First, in the summer season, for these three months, June, July, and August, we are troubled much with little flies called mosquitoes, being the same they are troubled with in Lincolnshire and the fens; and they are nothing but gnats, which, except they be smoked out of their houses, are troublesome in the night season.

Secondly, in the winter season, for two months’ space, the earth is commonly covered with snow, which is accompanied with sharp biting frosts, something more sharp than is in Old England, and therefore are forced to make great fires.

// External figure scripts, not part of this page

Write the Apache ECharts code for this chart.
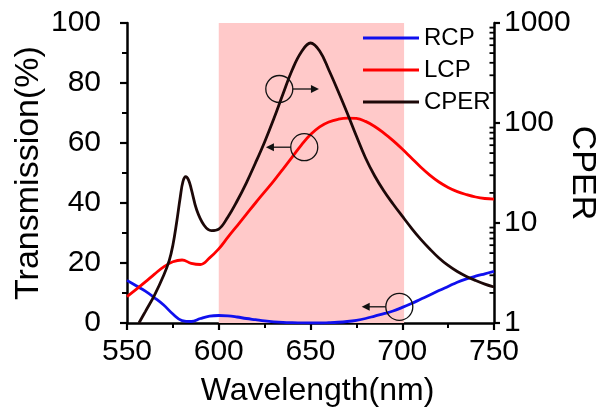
<!DOCTYPE html>
<html><head><meta charset="utf-8">
<script src="https://cdn.jsdelivr.net/npm/echarts@6/dist/echarts.min.js"></script>
<style>html,body{margin:0;padding:0;background:#fff}#c{width:596px;height:410px}</style>
</head><body><div id="c"></div>
<script>
// ---- data ----
const wavelengths = [550,555,560,565,570,575,580,585,590,595,600,605,610,615,620,625,630,635,640,645,650,655,660,665,670,675,680,685,690,695,700,705,710,715,720,725,730,735,740,745,750];
const rcp = [14.2,12.4,10.6,8.4,6.0,3.0,0.8,0.5,1.5,2.3,2.5,2.4,2.0,1.5,1.1,0.7,0.4,0.2,0.1,0.05,0.0,0.0,0.1,0.25,0.5,0.9,1.5,2.3,3.1,4.0,5.2,6.5,7.9,9.3,10.8,12.2,13.6,14.7,15.6,16.4,17.2];
const lcp = [8.8,11.2,13.7,16.3,18.7,20.4,21.0,19.9,19.5,21.7,24.7,28.6,32.4,36.2,40.0,43.7,47.4,51.3,55.3,59.3,62.8,65.4,67.0,67.9,68.3,68.2,67.2,65.5,63.3,60.8,58.0,55.0,52.0,49.3,47.0,45.2,43.8,42.8,42.0,41.5,41.3];
const cperWavelengths = [556.5,560,565,570,573,575,577,579,580.5,582,583.5,585,588,592,596,600,605,610,615,620,625,630,635,640,645,650,655,660,665,670,675,680,685,690,695,700,705,710,715,720,725,730,735,740,745,750];
const cper = [1.0,1.3,1.9,3.0,4.2,6.0,10,18,26,29,27,22,13.5,9.5,8.4,8.7,11.5,16.6,25.1,39.8,64.6,110,195,339,513,631,525,339,209,126,74.1,44.7,29.5,20.9,15.5,11.7,8.9,6.9,5.5,4.47,3.76,3.27,2.92,2.66,2.45,2.29];
const seriesNames = ['RCP','LCP','CPER'];
const shadedRange = [600, 701];
const shadedTop = 101.3;
// annotation markers: circle centre (wavelength, transmission) and arrow tip wavelength
const annotations = [
  {wl: 633.0, t: 78.0, tipWl: 654.6},
  {wl: 646.6, t: 58.6, tipWl: 625.7},
  {wl: 698.4, t: 5.4, tipWl: 677.9}
];

const FONT = 'Arial, "Liberation Sans", Helvetica, sans-serif';
const pair = (xs, ys) => xs.map((x, i) => [x, ys[i]]);
const chart = echarts.init(document.getElementById('c'), null, {renderer: 'canvas'});

const axisCommon = {
  axisLine: {show: true, onZero: false, lineStyle: {color: '#000', width: 2.5}},
  axisTick: {show: true, length: 7, lineStyle: {color: '#000', width: 2.2}},
  splitLine: {show: false},
  axisLabel: {color: '#000', fontSize: 30, fontFamily: FONT},
  nameTextStyle: {color: '#000', fontFamily: FONT}
};

const option = {
  animation: false,
  backgroundColor: '#fff',
  textStyle: {fontFamily: FONT},
  grid: {left: 127, right: 102, top: 23, bottom: 87, containLabel: false, outerBoundsMode: 'none'},
  legend: {
    orient: 'vertical', left: 358, top: 21, itemGap: 8,
    icon: 'rect', itemWidth: 56, itemHeight: 3,
    textStyle: {fontSize: 24, lineHeight: 22, color: '#000', fontFamily: FONT},
    data: seriesNames
  },
  xAxis: Object.assign({}, axisCommon, {
    type: 'value', min: 550, max: 750, interval: 50,
    minorTick: {show: true, splitNumber: 2, length: 5, lineStyle: {color: '#000', width: 2}},
    axisLabel: Object.assign({}, axisCommon.axisLabel, {margin: 14}),
    name: 'Wavelength(nm)', nameLocation: 'middle', nameGap: 52, nameMoveOverlap: false,
    nameTextStyle: {color: '#000', fontFamily: FONT, fontSize: 32, padding: [0, 0, 0, 14]}
  }),
  yAxis: [
    Object.assign({}, axisCommon, {
      type: 'value', min: 0, max: 100, interval: 20,
      minorTick: {show: true, splitNumber: 2, length: 5, lineStyle: {color: '#000', width: 2}},
      axisLabel: Object.assign({}, axisCommon.axisLabel, {margin: 26}),
      name: 'Transmission(%)', nameLocation: 'middle', nameGap: 81, nameRotate: 90, nameMoveOverlap: false,
      nameTextStyle: {color: '#000', fontFamily: FONT, fontSize: 34}
    }),
    Object.assign({}, axisCommon, {
      type: 'log', logBase: 10, min: 1, max: 1000, position: 'right',
      axisTick: {show: true, length: 6, lineStyle: {color: '#000', width: 2.2}},
      axisLabel: Object.assign({}, axisCommon.axisLabel, {margin: 10, formatter: v => String(v)}),
      name: 'CPER', nameLocation: 'middle', nameGap: 71, nameRotate: -90, nameMoveOverlap: false,
      nameTextStyle: {color: '#000', fontFamily: FONT, fontSize: 34}
    })
  ],
  series: [
    {name: 'RCP', type: 'line', data: pair(wavelengths, rcp), symbol: 'none', smooth: 0.4,
     lineStyle: {color: '#1010ee', width: 2.8}, itemStyle: {color: '#1010ee'}, z: 3},
    {name: 'LCP', type: 'line', data: pair(wavelengths, lcp), symbol: 'none', smooth: 0.4,
     lineStyle: {color: '#ff0000', width: 2.8}, itemStyle: {color: '#ff0000'}, z: 3,
     markArea: {silent: true, itemStyle: {color: '#ffc9c9'},
       data: [[{xAxis: shadedRange[0], yAxis: 0}, {xAxis: shadedRange[1], yAxis: shadedTop}]]}},
    {name: 'CPER', type: 'line', yAxisIndex: 1, data: pair(cperWavelengths, cper), symbol: 'none', smooth: 0.4,
     lineStyle: {color: '#1c0808', width: 2.8}, itemStyle: {color: '#1c0808'}, z: 4}
  ]
};
chart.setOption(option);

// decorations: log minor ticks (inward) and annotation circles/arrows
const graphics = [];
const xRight = chart.convertToPixel({xAxisIndex: 0}, 750);
for (let d = 1; d <= 100; d *= 10) {
  for (let k = 2; k <= 9; k++) {
    const py = chart.convertToPixel({yAxisIndex: 1}, k * d);
    graphics.push({type: 'line', shape: {x1: xRight - 4.5, y1: py, x2: xRight, y2: py},
      style: {stroke: '#000', lineWidth: 1.8}, z: 10, silent: true});
  }
}
const R = 13.5;
annotations.forEach(a => {
  const cx = chart.convertToPixel({xAxisIndex: 0}, a.wl);
  const cy = chart.convertToPixel({yAxisIndex: 0}, a.t);
  const tx = chart.convertToPixel({xAxisIndex: 0}, a.tipWl);
  const dir = tx > cx ? 1 : -1;
  graphics.push({type: 'circle', shape: {cx: cx, cy: cy, r: R},
    style: {fill: null, stroke: '#111', lineWidth: 1.3}, z: 10, silent: true});
  graphics.push({type: 'line', shape: {x1: cx + dir * R, y1: cy, x2: tx - dir * 6, y2: cy},
    style: {stroke: '#111', lineWidth: 1.3}, z: 10, silent: true});
  graphics.push({type: 'polygon', shape: {points: [[tx, cy], [tx - dir * 8, cy - 4], [tx - dir * 8, cy + 4]]},
    style: {fill: '#111'}, z: 10, silent: true});
});
chart.setOption({graphic: graphics});
</script></body></html>
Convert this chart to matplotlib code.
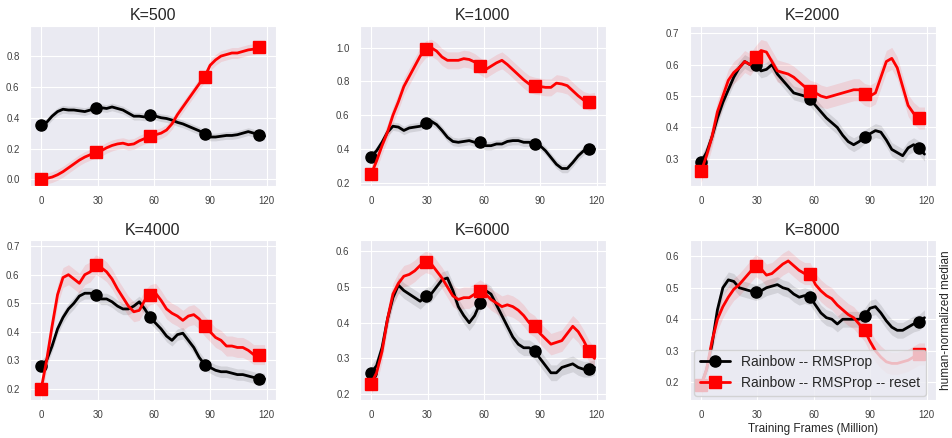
import numpy as np
import matplotlib
matplotlib.use("Agg")
import matplotlib.pyplot as plt
import seaborn as sns

sns.set_style("darkgrid")
plt.rcParams['font.family'] = ['Liberation Sans', 'DejaVu Sans']

# training frames (million), one sample every 2.9M frames
frames = np.round(np.arange(42) * 2.9, 1)

titles = ["K=500", "K=1000", "K=2000", "K=4000", "K=6000", "K=8000"]

rms_500 = [0.35, 0.37, 0.41, 0.44, 0.455, 0.45, 0.45, 0.445, 0.44, 0.45,
           0.46, 0.465, 0.46, 0.47, 0.46, 0.45, 0.43, 0.41, 0.41, 0.405,
           0.42, 0.41, 0.40, 0.395, 0.385, 0.37, 0.36, 0.345, 0.33, 0.315,
           0.295, 0.275, 0.275, 0.28, 0.285, 0.285, 0.29, 0.30, 0.31, 0.30,
           0.29, 0.28]
reset_500 = [0.005, 0.007, 0.015, 0.03, 0.05, 0.075, 0.10, 0.125, 0.145, 0.16,
             0.175, 0.185, 0.205, 0.22, 0.23, 0.235, 0.225, 0.23, 0.25, 0.265,
             0.28, 0.29, 0.30, 0.32, 0.36, 0.42, 0.47, 0.52, 0.57, 0.62,
             0.665, 0.74, 0.775, 0.80, 0.81, 0.82, 0.82, 0.83, 0.84, 0.845,
             0.86, 0.86]

rms_1000 = [0.355, 0.39, 0.44, 0.50, 0.535, 0.53, 0.51, 0.525, 0.53, 0.535,
            0.555, 0.565, 0.545, 0.51, 0.47, 0.445, 0.44, 0.445, 0.45, 0.44,
            0.44, 0.42, 0.42, 0.43, 0.43, 0.445, 0.45, 0.45, 0.44, 0.44,
            0.43, 0.42, 0.39, 0.35, 0.31, 0.285, 0.285, 0.32, 0.36, 0.39,
            0.40, 0.40]
reset_1000 = [0.25, 0.33, 0.42, 0.50, 0.60, 0.68, 0.77, 0.83, 0.89, 0.95,
              0.99, 1.0, 0.98, 0.945, 0.925, 0.925, 0.925, 0.935, 0.93, 0.915,
              0.89, 0.87, 0.89, 0.91, 0.925, 0.90, 0.87, 0.84, 0.81, 0.785,
              0.775, 0.77, 0.765, 0.765, 0.79, 0.785, 0.775, 0.745, 0.715, 0.69,
              0.68, 0.685]

rms_2000 = [0.29, 0.32, 0.37, 0.43, 0.48, 0.52, 0.56, 0.59, 0.61, 0.60,
            0.60, 0.58, 0.585, 0.60, 0.57, 0.55, 0.53, 0.51, 0.505, 0.50,
            0.49, 0.47, 0.45, 0.43, 0.415, 0.40, 0.375, 0.355, 0.345, 0.355,
            0.37, 0.38, 0.39, 0.385, 0.36, 0.33, 0.32, 0.31, 0.335, 0.345,
            0.335, 0.315]
reset_2000 = [0.26, 0.31, 0.37, 0.45, 0.50, 0.55, 0.575, 0.59, 0.61, 0.60,
              0.625, 0.645, 0.64, 0.61, 0.58, 0.575, 0.57, 0.56, 0.545, 0.53,
              0.515, 0.51, 0.50, 0.495, 0.50, 0.505, 0.51, 0.515, 0.52, 0.52,
              0.505, 0.50, 0.51, 0.56, 0.61, 0.62, 0.59, 0.53, 0.47, 0.445,
              0.43, 0.43]

rms_4000 = [0.28, 0.30, 0.35, 0.41, 0.45, 0.48, 0.50, 0.525, 0.535, 0.535,
            0.53, 0.515, 0.515, 0.505, 0.49, 0.48, 0.48, 0.49, 0.505, 0.48,
            0.45, 0.43, 0.41, 0.385, 0.37, 0.39, 0.395, 0.37, 0.345, 0.31,
            0.285, 0.275, 0.265, 0.26, 0.26, 0.255, 0.25, 0.25, 0.245, 0.24,
            0.235, 0.235]
reset_4000 = [0.20, 0.30, 0.42, 0.53, 0.59, 0.60, 0.585, 0.57, 0.60, 0.61,
              0.635, 0.625, 0.61, 0.585, 0.55, 0.52, 0.49, 0.47, 0.475, 0.51,
              0.53, 0.535, 0.51, 0.48, 0.465, 0.455, 0.44, 0.455, 0.46, 0.445,
              0.42, 0.40, 0.38, 0.37, 0.35, 0.35, 0.345, 0.345, 0.335, 0.32,
              0.32, 0.32]

rms_6000 = [0.26, 0.28, 0.33, 0.41, 0.47, 0.505, 0.49, 0.48, 0.47, 0.46,
            0.475, 0.48, 0.50, 0.52, 0.525, 0.49, 0.445, 0.42, 0.40, 0.42,
            0.455, 0.49, 0.48, 0.45, 0.42, 0.39, 0.36, 0.34, 0.33, 0.33,
            0.32, 0.30, 0.28, 0.26, 0.26, 0.275, 0.28, 0.285, 0.275, 0.27,
            0.27, 0.275]
reset_6000 = [0.23, 0.26, 0.32, 0.41, 0.48, 0.51, 0.53, 0.535, 0.545, 0.56,
              0.57, 0.565, 0.545, 0.525, 0.50, 0.475, 0.465, 0.47, 0.47, 0.48,
              0.49, 0.48, 0.465, 0.455, 0.445, 0.45, 0.445, 0.435, 0.42, 0.40,
              0.39, 0.37, 0.355, 0.34, 0.345, 0.35, 0.37, 0.39, 0.375, 0.35,
              0.32, 0.30]

rms_8000 = [0.19, 0.24, 0.32, 0.43, 0.50, 0.525, 0.52, 0.50, 0.495, 0.49,
            0.485, 0.49, 0.50, 0.505, 0.51, 0.50, 0.495, 0.48, 0.47, 0.475,
            0.47, 0.445, 0.42, 0.405, 0.40, 0.385, 0.40, 0.40, 0.40, 0.40,
            0.41, 0.435, 0.44, 0.42, 0.395, 0.375, 0.365, 0.365, 0.375, 0.385,
            0.39, 0.405]
reset_8000 = [0.19, 0.24, 0.33, 0.40, 0.44, 0.47, 0.495, 0.51, 0.53, 0.55,
              0.57, 0.56, 0.54, 0.545, 0.56, 0.575, 0.585, 0.57, 0.555, 0.545,
              0.545, 0.51, 0.49, 0.475, 0.465, 0.445, 0.43, 0.415, 0.405, 0.385,
              0.365, 0.33, 0.30, 0.28, 0.265, 0.26, 0.26, 0.265, 0.27, 0.28,
              0.29, 0.29]

rms_runs = [rms_500, rms_1000, rms_2000, rms_4000, rms_6000, rms_8000]
reset_runs = [reset_500, reset_1000, reset_2000, reset_4000, reset_6000, reset_8000]

# half-width of the shaded band around each curve
rms_spread = [0.025, 0.025, 0.022, 0.02, 0.022, 0.025]
reset_spread = [0.035, 0.05, 0.035, 0.035, 0.03, 0.035]

ylims = [(-0.04, 0.995), (0.184, 1.128), (0.215, 0.723),
         (0.161, 0.72), (0.184, 0.63), (0.144, 0.65)]
yticks = [[0.0, 0.2, 0.4, 0.6, 0.8], [0.2, 0.4, 0.6, 0.8, 1.0],
          [0.3, 0.4, 0.5, 0.6, 0.7], [0.2, 0.3, 0.4, 0.5, 0.6, 0.7],
          [0.2, 0.3, 0.4, 0.5, 0.6], [0.2, 0.3, 0.4, 0.5, 0.6]]

fig, axes = plt.subplots(2, 3, figsize=(9.53, 4.38), dpi=100)
fig.subplots_adjust(left=0.0315, right=0.982, top=0.9406, bottom=0.0868,
                    wspace=0.3415, hspace=0.344)

for i, ax in enumerate(axes.flat):
    rms = np.array(rms_runs[i])
    reset = np.array(reset_runs[i])
    ax.fill_between(frames, rms - rms_spread[i], rms + rms_spread[i],
                    color="black", alpha=0.1, linewidth=0)
    ax.plot(frames, rms, color="black", linewidth=2, marker="o",
            markersize=8, markevery=10, label="Rainbow -- RMSProp")
    ax.fill_between(frames, reset - reset_spread[i], reset + reset_spread[i],
                    color="red", alpha=0.1, linewidth=0)
    ax.plot(frames, reset, color="red", linewidth=2, marker="s",
            markersize=8, markevery=10, label="Rainbow -- RMSProp -- reset")
    ax.set_title(titles[i], fontsize=11.5, pad=4, color="0.15")
    ax.set_xlim(-5.95, 124.95)
    ax.set_ylim(*ylims[i])
    ax.set_xticks([0, 30, 60, 90, 120])
    ax.set_yticks(yticks[i])
    ax.tick_params(labelsize=7, colors="0.25", pad=4)

last = axes[1, 2]
last.set_xlabel("Training Frames (Million)", fontsize=8.5, color="0.15", labelpad=2)
last.yaxis.set_label_position("right")
last.set_ylabel("human-normalized median", fontsize=8.5, color="0.15", labelpad=3)
last.legend(loc="lower left", fontsize=10, framealpha=0.8,
            borderaxespad=0.3, handlelength=2.2)

plt.savefig("out.png")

Thirdly, this country being very full of woods and wildernesses, doth also much abound with snakes and serpents, of strange colors and huge greatness. Yea, there are some serpents, called rattlesnakes, that have rattles in their tails, that will not fly from a man as others will, but will fly upon him and sting him so mortally that he will die within a quarter of an hour after, except the party stinged have about him some of the root of an herb called snake-weed to bite on, and then he shall receive no harm. But yet seldom falls it out that any hurt is done by these. About three years since an Indian was stung to death by one of them; but we heard of none since that time.

Fourthly and lastly, here wants as yet the good company of honest Christians, to bring with them horses, kine and sheep, to make use of this fruitful land. Great pity it is to see so much good ground for corn and for grass as any is under the heavens, to lie altogether unoccupied, when so many honest men and their families in Old England, through the populousness thereof, do make very hard shift to live one by the other.